Trustee resigned, issued $100k 1099-R on $0 value IRA

An attorney I work with has a client with the following scenario and asked me for any guidance I could provide. I haven’t seen anything like this before.

Fifteen to tweny years ago, client bought a non-traded stock for $100k through a self-directed IRA at utilizing a trustee specializing in non-traditional assets. The stock issuing company appears to be defunct for some time now, although the phone still rings and emails appear to be received, but neither are answered. There has been no communication from the company regarding business activity or valuation in many years. The client, assuming the value to be $0, stopped paying the IRA custodial fees. After five years of this, the custodian (understandably) resigned and issued a 1099-R for the last reported value of the stock, which was $100k. The period for a 60-day rollover has long passed. Additionally, when the client tried to open up a new IRA with another trustee, they passed, noting the non-payment of fees with the prior trustee. Client now has reportable income of $100k based on an asset that is presumably worth $0, but for which there is no confirmation. Obviously, A LOT of lessons to be learned here.
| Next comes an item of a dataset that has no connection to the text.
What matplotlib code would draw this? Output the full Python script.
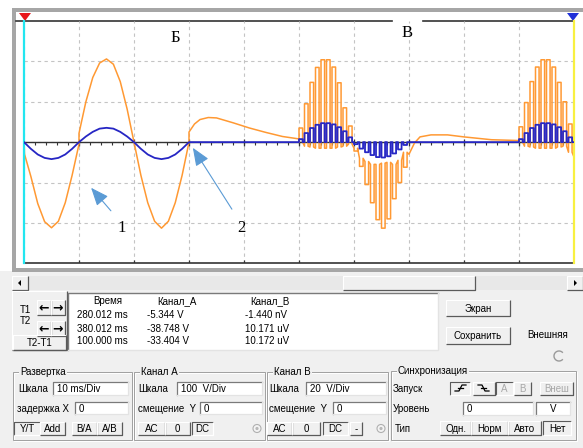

I would appreciate any suggestions on how to proceed in an effort to eliminate a large tax bill on what looks to be $0-value asset.

Thank you in advance for any guidance.



  • Client should start by checking the IRA agreement with respect to the terms stated with respect to custodian resignation. Custodian should have been issuing a 5498 every year reporting the account value and type of holding as required by the IRS. If the custodian is not able to determine the value, they can ask the client for assistance, and if client has been ignoring such requests or tossing explanatory letters, he has dug himself a deep hole. Many self directed custodian will encourage a transfer to another custodian before resigning, since they can be rid of the client and the assets by a direct transfer. It does not seem likely that the custodian who specializes in such holdings would violate the term of their own agreement. The following article explains further on this topic:
  • https://www.pension-specialists.com/hottopics/2018ResigningCustodian.htm
  • Most likely the client will now have to take up this manner directly with the IRS, and will probably have to pay for an accounting specialist to establish the value of the holding on whatever date the distribution was made.

Thank you for the very helpful infomation, Alan. Sincerely appreciate the expertise and time.